I don't know how to speak,
For I am still a boy.

Jeremiah feels neither worthy nor able to carry the Word of God to the nations. The Lord then puts Jeremiah in his place, ordering him to do as he is told and to live up to his calling. Verse 9 then cements the character of prophesy:

The Lord put out His hand and touched my mouth, and the Lord said to me: Herewith I put my words into your mouth.

Thus, understood in its textual context, Jeremiah 1:4-5 immediately speaks to two things:

1. The majesty and sovereignty of the God who knew Jeremiah even before there was a Jeremiah to be known.

2. The unique and special calling of Jeremiah, who has been appointed and anointed by God to carry the Word of God to all the nations.

Jeremiah 1:4-5 tells us, then, that there is a God whose awesome majesty extends beyond even the wildest powers of our imagination. This God knows beings, such as Jeremiah, who have not yet even been made. This divine foreknowledge speaks to God's eternal plan for creation, a plan in which Jeremiah, by virtue of his divine calling as a foreknown prophet, has the privledge to take part. These two verses also tell us that this God chooses to speak to us through us. Jeremiah is a human, yet he has been called by God to carry the Word of God to the nations. God respects humanity enough to use humans for divine purposes. This is (as I taught for my entire ministerial career) not because God needs us, but because God desires to bless us by making us feel useful.

This Word of God is so much more spiritually vital than the way in which it is misused to speak to a contemporary moral debate. The Bible ought not be taken captive by those who would use it to out "proof-text" those who disagree with them. Passages from it ought not be taken out of their context and robbed of their riches so that spiritual bullies can claim that God agrees with them. The Bible - and all of the stories, songs, poems, sermons and collected sayings in it - ought to be respected as one of the ways in which God speaks to our spiritual community and many of the spiritual communities which came before us.

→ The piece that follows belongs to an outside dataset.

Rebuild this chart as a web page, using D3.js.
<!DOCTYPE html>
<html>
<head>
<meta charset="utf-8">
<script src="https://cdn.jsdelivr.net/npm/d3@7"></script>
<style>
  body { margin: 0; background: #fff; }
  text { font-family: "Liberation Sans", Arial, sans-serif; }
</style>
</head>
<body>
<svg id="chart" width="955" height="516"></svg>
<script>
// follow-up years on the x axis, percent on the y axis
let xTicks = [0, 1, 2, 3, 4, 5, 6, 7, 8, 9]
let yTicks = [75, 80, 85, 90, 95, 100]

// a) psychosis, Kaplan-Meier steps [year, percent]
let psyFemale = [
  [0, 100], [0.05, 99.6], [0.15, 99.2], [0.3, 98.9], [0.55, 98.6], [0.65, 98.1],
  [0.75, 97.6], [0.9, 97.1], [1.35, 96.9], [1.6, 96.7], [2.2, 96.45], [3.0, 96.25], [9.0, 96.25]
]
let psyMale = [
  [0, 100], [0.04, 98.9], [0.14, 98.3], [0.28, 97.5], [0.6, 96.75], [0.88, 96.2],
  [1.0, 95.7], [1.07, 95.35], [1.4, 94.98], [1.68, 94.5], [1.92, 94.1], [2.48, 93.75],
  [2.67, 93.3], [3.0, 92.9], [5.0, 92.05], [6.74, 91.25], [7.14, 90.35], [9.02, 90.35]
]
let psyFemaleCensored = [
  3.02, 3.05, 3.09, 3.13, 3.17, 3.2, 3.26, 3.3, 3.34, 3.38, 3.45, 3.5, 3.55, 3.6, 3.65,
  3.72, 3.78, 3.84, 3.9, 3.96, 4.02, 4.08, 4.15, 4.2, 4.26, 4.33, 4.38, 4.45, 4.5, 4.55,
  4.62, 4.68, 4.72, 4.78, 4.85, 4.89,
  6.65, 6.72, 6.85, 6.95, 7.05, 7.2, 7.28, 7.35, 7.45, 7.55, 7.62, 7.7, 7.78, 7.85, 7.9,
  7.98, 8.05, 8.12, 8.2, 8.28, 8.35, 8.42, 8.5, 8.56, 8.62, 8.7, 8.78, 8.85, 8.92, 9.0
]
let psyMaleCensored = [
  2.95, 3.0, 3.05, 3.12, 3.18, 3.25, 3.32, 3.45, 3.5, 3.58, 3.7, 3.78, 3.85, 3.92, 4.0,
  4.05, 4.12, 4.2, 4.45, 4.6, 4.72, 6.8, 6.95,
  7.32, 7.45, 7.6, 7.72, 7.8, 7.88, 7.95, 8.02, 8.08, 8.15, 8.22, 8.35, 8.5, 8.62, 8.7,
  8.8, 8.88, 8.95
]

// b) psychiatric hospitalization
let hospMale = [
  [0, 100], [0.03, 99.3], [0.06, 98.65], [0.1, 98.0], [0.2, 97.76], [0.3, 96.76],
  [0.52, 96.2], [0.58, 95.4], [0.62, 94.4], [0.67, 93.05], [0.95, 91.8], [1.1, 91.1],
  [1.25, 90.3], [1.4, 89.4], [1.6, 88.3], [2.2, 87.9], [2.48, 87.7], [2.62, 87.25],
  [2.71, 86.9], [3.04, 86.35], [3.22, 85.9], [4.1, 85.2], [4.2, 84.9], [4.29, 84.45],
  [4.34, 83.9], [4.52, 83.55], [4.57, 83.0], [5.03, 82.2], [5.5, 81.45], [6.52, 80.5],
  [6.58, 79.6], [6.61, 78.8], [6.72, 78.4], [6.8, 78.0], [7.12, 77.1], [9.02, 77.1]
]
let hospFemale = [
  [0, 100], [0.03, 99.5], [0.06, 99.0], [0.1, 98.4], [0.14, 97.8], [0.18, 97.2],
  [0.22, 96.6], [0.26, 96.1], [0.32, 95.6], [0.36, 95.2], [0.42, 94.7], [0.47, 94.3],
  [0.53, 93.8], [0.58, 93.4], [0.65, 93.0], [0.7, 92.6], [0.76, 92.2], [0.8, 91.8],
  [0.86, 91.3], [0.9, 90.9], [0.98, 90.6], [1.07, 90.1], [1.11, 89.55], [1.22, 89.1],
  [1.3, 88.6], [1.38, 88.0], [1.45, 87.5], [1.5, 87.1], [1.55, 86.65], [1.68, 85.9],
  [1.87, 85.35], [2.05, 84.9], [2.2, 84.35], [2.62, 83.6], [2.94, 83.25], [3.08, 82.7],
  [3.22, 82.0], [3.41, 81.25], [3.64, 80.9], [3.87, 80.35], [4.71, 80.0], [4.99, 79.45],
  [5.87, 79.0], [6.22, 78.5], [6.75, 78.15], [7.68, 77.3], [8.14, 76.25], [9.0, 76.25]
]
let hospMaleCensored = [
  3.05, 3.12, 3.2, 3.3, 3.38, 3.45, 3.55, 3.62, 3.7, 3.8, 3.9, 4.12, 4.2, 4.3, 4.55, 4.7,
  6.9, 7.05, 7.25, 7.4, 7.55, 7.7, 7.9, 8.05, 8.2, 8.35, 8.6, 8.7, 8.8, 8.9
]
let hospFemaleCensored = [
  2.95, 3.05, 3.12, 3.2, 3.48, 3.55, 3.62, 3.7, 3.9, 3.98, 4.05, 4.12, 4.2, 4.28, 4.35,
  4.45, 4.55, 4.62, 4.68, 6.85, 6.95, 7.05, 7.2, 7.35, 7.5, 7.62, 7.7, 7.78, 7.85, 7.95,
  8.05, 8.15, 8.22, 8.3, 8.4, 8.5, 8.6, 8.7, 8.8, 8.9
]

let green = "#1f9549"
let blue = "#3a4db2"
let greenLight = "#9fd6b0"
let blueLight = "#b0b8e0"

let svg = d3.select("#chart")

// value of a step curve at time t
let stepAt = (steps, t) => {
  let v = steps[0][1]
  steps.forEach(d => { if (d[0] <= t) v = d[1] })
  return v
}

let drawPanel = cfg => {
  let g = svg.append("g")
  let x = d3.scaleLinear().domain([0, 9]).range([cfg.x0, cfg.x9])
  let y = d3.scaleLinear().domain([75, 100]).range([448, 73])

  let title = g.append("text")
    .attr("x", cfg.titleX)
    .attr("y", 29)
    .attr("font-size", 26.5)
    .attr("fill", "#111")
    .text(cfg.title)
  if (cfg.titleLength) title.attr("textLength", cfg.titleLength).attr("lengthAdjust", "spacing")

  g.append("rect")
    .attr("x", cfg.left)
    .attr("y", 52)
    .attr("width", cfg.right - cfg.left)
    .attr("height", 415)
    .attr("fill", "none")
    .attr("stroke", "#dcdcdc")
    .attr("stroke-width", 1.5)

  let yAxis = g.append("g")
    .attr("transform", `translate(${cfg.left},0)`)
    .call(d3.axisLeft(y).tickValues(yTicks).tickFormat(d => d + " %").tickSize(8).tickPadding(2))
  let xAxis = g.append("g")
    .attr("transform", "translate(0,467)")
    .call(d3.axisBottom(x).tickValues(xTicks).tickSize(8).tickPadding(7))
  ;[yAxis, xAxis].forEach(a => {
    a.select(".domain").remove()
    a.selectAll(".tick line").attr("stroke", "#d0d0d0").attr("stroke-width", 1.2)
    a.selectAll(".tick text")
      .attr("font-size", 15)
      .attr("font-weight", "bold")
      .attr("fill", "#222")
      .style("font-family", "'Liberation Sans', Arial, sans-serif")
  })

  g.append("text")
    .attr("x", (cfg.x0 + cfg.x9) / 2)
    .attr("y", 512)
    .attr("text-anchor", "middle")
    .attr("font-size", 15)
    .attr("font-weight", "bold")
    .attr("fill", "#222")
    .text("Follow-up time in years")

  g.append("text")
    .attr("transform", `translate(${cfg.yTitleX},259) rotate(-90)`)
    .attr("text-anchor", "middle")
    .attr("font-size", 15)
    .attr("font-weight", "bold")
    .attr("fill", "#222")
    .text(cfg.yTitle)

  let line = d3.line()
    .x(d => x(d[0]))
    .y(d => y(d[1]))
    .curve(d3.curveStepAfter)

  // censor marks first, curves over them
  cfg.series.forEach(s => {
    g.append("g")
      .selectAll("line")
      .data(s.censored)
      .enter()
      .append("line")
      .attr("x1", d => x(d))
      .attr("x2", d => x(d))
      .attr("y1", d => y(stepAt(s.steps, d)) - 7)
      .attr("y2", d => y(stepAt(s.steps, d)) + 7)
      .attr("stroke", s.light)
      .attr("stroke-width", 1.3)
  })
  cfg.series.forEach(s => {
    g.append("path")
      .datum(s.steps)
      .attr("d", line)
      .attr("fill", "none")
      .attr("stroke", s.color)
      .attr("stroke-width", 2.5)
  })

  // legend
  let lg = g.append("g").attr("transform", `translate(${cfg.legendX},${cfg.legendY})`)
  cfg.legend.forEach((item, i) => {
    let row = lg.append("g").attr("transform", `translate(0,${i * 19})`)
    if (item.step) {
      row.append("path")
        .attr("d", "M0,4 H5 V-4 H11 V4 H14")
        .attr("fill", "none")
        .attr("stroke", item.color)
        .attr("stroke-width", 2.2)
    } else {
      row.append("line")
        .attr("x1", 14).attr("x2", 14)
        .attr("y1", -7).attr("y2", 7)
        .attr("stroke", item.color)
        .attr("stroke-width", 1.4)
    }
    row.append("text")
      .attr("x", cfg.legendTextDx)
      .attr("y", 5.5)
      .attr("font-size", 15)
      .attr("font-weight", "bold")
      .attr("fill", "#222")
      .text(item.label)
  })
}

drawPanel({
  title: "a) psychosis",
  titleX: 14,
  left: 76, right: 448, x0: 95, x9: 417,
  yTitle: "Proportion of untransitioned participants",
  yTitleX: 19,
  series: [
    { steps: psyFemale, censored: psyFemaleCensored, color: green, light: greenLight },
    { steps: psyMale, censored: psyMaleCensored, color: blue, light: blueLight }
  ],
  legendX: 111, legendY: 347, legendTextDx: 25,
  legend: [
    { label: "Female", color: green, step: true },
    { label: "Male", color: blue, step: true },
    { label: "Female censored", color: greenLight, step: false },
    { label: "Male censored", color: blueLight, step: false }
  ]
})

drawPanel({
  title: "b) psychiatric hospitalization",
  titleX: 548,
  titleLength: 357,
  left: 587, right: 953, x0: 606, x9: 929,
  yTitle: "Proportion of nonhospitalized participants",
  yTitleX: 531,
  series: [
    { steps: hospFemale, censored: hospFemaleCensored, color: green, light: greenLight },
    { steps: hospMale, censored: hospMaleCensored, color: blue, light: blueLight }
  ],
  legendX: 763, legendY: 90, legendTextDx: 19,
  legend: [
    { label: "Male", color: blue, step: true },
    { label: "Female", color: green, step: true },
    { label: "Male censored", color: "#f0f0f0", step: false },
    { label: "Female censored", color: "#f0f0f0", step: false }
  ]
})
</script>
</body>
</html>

Abortion is a serious and complicated moral issue. There are no verses in the Bible which speak directly to it, though it is possible that some insights from the Bible can be used to help us treat abortion properly. But for the Bible to speak to abortion it must be allowed to speak as the living Word of God, understood properly in context rather than as a collection of fragments which can be yanked around to support what we already believe.

Abortion is also a problem not just for our spiritual community but for our entire plural society. We who hold the Bible to be the Word of God must respect those around us who do not see the Bible the same way. Therefore, even if it were possible (which it isn't) to pick a single verse out of the Bible and say that it demonstrates that abortion is in all cases morally impermissible, we would still not be justified in imposing that view on others in our society who do not hold the same assumptions we do.

For Christians to be able to live in peace with our neighbors we must stop trying to impose a Christian ethic (if there is such a thing) on a plural society which contains many non-Christians.

If you really wish to stop abortion, don't try to change the law without the consent of those governed by it. Instead try to change the hearts, minds and circumstances of those who might be tempted to have abortions. And, when you do, remember, as the character from the movie Saved so famously put it, "This [the Bible] is not a weapon!"